● **EXERCISE OBJECTIVE**: Wherever the string "with" occurs in a line of these records, report that line.

(Rows from a dataset of charts and code)
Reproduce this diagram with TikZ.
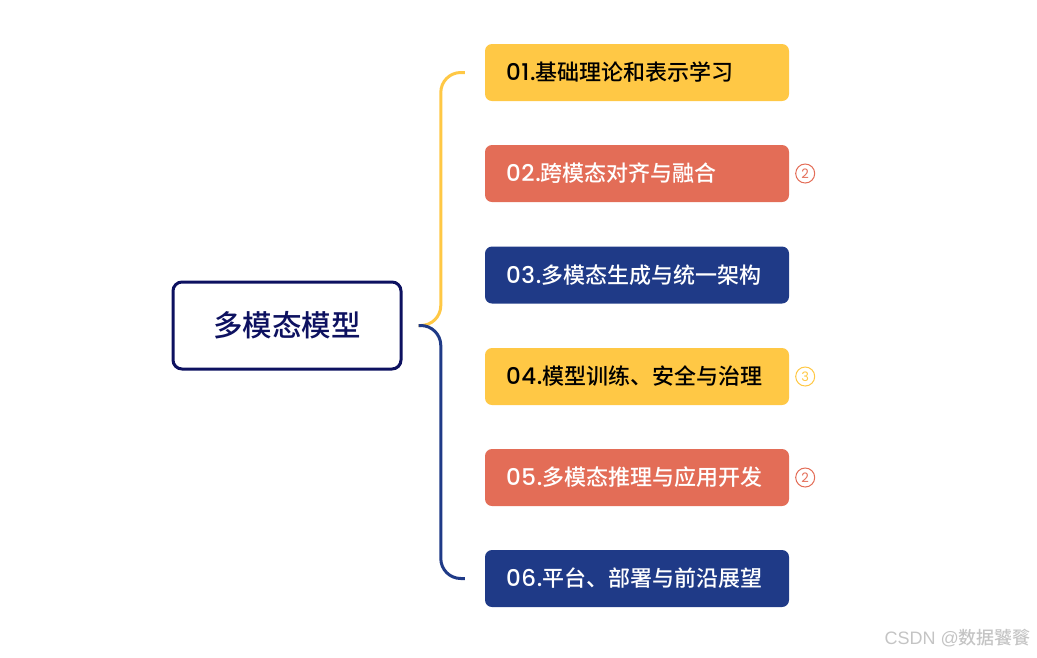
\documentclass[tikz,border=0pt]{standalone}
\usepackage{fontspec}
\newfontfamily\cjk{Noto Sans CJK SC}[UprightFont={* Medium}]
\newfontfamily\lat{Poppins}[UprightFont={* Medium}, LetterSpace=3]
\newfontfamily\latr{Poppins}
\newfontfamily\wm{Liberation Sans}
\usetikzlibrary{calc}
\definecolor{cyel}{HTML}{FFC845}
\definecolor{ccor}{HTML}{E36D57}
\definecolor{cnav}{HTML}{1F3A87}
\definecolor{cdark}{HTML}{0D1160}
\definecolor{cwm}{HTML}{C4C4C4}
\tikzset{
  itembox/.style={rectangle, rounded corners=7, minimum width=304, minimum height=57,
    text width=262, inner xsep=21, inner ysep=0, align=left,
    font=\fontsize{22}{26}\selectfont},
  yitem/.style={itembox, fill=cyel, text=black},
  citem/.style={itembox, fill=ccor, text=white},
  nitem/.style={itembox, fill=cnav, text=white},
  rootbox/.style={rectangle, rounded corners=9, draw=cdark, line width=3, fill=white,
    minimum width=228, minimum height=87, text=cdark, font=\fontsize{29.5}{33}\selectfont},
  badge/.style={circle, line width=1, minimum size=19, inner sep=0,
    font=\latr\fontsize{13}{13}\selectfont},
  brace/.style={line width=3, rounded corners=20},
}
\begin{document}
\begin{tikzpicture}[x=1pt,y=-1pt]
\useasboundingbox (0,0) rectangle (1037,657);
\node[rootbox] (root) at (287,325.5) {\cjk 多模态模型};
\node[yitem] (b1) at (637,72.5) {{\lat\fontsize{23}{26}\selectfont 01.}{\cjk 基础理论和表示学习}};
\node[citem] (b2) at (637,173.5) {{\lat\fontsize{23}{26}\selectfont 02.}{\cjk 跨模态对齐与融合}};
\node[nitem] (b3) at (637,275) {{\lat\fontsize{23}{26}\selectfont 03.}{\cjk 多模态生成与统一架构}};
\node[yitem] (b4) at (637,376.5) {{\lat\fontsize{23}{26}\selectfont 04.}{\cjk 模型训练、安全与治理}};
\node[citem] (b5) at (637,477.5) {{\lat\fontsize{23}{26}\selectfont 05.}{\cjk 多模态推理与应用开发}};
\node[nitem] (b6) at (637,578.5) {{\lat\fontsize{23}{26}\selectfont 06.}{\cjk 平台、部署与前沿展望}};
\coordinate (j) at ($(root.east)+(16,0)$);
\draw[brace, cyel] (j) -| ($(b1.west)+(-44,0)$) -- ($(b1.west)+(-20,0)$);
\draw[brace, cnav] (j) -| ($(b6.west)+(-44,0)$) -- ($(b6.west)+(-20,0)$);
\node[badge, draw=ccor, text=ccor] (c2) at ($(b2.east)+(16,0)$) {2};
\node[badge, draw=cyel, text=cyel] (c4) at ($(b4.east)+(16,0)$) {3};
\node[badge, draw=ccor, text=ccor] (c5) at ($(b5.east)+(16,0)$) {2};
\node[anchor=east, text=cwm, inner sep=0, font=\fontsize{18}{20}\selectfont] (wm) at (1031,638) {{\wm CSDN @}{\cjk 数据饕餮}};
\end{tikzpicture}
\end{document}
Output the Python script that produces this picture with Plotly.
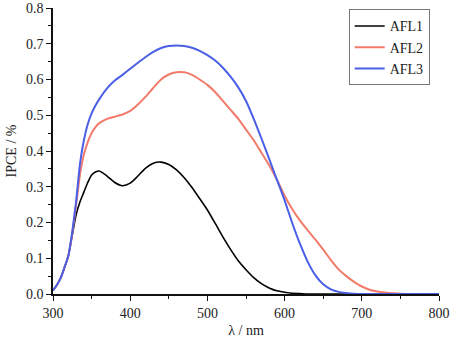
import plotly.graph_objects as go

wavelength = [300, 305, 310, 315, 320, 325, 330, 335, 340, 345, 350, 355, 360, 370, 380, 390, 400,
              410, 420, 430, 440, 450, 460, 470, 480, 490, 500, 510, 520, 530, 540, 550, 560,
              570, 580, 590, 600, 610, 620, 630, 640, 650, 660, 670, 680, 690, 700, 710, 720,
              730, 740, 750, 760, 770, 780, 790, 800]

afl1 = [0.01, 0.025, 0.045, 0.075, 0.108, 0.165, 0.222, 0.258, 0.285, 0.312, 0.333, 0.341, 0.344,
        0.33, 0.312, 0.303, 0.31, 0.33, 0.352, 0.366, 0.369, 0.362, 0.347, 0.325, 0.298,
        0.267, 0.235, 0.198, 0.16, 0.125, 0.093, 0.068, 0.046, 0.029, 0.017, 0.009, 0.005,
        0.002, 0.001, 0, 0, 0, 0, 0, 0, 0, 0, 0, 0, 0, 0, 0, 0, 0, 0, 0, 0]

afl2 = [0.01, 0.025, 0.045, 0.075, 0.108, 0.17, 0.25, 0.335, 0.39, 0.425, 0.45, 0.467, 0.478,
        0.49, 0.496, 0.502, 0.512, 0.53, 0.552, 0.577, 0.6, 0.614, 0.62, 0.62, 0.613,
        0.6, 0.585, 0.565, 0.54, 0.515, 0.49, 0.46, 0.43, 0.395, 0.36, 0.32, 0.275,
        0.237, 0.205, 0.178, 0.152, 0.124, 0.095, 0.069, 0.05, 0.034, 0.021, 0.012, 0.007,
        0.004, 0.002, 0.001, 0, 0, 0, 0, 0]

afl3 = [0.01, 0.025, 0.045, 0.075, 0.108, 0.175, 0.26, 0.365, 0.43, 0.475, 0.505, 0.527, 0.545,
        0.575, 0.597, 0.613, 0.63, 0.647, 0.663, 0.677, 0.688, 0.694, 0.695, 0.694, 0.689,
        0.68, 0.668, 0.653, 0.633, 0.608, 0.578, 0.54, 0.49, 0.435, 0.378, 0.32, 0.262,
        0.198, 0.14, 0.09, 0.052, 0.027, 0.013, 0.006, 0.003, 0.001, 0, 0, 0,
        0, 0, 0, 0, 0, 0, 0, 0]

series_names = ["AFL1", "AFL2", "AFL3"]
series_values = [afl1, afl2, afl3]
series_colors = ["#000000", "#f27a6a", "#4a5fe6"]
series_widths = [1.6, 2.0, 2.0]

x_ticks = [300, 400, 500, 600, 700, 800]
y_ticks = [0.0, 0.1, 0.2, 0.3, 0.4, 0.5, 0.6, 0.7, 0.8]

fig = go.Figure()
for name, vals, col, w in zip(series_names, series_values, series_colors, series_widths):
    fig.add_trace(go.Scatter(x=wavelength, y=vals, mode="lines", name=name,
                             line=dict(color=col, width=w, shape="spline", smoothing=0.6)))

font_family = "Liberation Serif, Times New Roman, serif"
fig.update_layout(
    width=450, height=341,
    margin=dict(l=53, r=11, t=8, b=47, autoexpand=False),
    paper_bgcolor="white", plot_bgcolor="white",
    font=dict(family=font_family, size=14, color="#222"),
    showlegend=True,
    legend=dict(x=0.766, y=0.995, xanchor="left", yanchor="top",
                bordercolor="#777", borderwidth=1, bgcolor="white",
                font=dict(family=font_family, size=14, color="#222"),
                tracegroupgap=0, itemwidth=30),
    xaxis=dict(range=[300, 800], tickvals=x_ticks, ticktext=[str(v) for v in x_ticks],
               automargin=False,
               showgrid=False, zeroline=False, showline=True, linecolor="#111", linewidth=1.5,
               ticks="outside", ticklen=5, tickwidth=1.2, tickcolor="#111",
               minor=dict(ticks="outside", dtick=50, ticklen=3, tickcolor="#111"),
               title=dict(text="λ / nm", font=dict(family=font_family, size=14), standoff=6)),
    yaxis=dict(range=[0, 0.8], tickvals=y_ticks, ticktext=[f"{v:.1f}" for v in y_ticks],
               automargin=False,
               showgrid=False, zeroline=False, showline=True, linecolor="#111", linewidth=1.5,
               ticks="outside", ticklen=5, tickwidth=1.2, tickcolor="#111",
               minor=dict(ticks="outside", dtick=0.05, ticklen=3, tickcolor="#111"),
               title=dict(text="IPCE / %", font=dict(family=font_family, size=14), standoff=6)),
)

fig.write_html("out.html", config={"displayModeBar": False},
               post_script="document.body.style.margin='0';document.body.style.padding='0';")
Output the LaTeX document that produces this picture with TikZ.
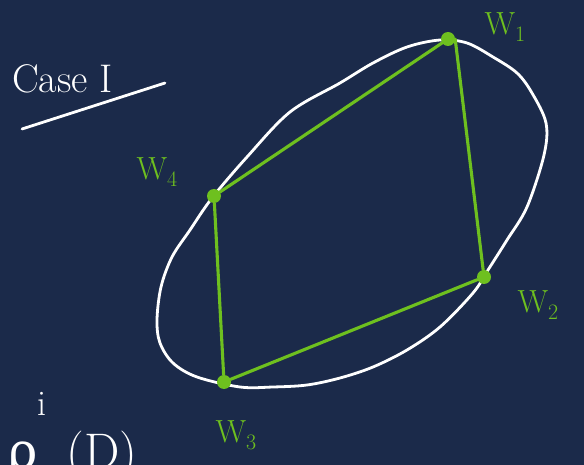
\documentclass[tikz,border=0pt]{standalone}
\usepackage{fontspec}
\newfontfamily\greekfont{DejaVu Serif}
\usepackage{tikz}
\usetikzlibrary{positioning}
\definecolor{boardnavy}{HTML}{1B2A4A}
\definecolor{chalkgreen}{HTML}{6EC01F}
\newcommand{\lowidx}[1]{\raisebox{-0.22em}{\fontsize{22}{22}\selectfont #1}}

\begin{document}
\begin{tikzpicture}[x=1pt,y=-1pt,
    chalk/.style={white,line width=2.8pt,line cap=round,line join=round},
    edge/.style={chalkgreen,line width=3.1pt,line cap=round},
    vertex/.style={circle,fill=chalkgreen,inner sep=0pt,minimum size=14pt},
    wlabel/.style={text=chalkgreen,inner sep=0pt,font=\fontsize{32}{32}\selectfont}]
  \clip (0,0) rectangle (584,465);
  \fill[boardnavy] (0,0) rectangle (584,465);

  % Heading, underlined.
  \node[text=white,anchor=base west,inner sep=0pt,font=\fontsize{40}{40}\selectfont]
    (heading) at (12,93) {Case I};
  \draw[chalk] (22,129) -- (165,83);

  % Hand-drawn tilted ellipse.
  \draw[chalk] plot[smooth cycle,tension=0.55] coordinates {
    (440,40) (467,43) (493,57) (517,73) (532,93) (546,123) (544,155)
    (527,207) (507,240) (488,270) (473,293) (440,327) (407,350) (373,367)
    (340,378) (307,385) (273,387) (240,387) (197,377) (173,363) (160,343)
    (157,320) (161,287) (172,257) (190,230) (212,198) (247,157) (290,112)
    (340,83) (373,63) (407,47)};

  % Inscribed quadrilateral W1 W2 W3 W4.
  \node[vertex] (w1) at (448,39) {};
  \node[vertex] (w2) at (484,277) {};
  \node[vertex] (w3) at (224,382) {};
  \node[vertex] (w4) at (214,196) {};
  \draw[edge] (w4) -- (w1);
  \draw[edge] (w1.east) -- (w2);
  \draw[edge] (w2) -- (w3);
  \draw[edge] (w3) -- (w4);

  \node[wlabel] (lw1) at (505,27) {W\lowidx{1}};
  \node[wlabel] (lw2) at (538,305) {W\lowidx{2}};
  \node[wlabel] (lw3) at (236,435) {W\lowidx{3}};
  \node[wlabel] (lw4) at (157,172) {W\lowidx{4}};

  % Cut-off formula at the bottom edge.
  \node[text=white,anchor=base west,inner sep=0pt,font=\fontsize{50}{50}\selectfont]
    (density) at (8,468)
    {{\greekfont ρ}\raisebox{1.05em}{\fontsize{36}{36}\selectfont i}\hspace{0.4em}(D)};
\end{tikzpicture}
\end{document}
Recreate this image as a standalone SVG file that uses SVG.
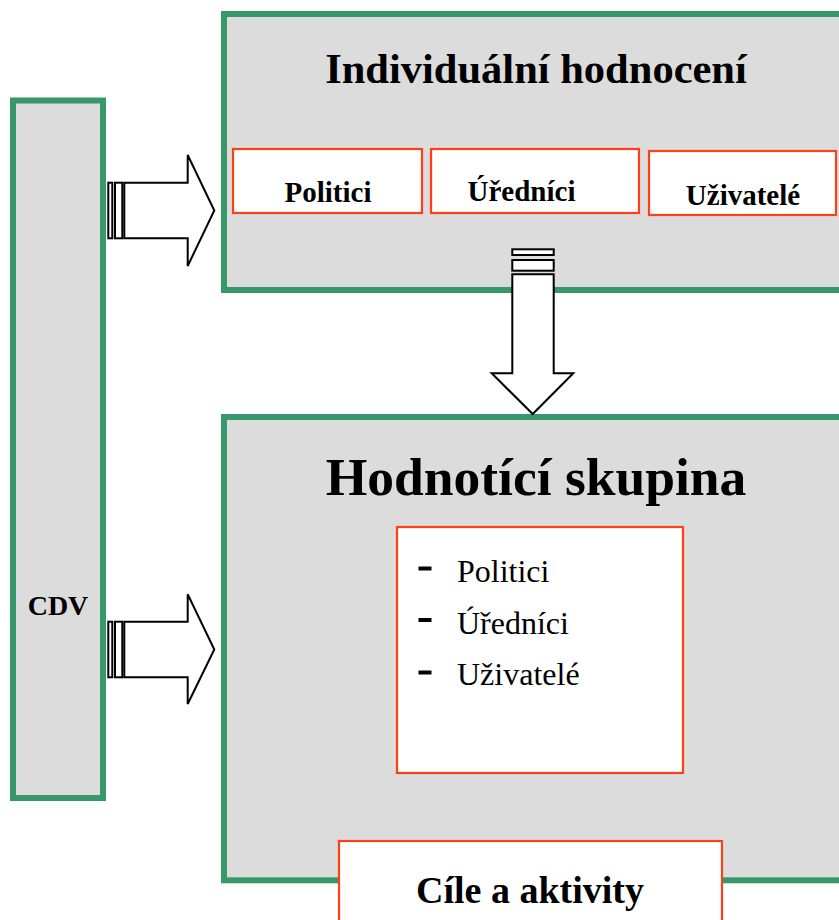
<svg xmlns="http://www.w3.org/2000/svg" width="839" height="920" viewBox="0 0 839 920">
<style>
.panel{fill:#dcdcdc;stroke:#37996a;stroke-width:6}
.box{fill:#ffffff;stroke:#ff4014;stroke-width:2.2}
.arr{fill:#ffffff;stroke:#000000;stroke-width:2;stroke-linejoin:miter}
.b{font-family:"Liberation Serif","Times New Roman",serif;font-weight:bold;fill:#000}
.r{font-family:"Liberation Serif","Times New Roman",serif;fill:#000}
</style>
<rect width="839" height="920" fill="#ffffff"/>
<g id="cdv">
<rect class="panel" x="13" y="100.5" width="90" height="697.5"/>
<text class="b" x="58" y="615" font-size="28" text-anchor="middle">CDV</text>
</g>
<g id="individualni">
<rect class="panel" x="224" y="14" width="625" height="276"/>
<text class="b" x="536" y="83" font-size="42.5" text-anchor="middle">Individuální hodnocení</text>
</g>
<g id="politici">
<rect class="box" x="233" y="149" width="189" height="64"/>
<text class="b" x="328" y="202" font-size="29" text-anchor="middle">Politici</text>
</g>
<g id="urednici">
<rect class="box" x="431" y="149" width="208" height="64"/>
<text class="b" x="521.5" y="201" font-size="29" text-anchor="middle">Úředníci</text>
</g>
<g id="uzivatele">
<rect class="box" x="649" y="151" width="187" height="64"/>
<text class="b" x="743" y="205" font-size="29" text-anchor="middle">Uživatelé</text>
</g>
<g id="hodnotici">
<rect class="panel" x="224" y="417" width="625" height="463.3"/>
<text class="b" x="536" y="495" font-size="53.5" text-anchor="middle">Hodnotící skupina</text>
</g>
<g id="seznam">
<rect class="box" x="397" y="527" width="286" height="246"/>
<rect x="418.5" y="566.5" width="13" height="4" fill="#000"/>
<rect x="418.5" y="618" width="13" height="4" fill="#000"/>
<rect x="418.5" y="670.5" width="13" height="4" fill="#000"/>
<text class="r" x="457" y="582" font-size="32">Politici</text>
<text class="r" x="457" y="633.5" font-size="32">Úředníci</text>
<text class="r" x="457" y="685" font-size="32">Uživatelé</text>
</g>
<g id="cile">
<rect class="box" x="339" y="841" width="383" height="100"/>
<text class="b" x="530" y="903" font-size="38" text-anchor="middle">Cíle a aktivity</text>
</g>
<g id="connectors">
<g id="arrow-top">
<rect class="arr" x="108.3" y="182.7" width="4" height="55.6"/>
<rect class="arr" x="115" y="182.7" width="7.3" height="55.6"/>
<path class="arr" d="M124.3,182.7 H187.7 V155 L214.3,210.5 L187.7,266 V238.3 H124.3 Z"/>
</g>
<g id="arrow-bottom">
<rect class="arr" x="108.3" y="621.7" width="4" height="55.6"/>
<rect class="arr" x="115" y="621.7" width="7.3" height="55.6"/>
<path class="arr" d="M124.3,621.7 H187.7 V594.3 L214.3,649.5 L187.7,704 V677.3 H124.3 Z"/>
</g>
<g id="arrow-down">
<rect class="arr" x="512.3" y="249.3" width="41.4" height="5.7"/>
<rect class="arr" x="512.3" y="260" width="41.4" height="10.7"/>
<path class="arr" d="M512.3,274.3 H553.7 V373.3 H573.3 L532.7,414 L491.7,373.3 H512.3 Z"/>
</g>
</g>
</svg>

● **ANSWER TO THIS TASK**:
Reproduce this diagram with TikZ.
Output the Python script that produces this picture with Plotly.
Output the LaTeX document that produces this picture with TikZ.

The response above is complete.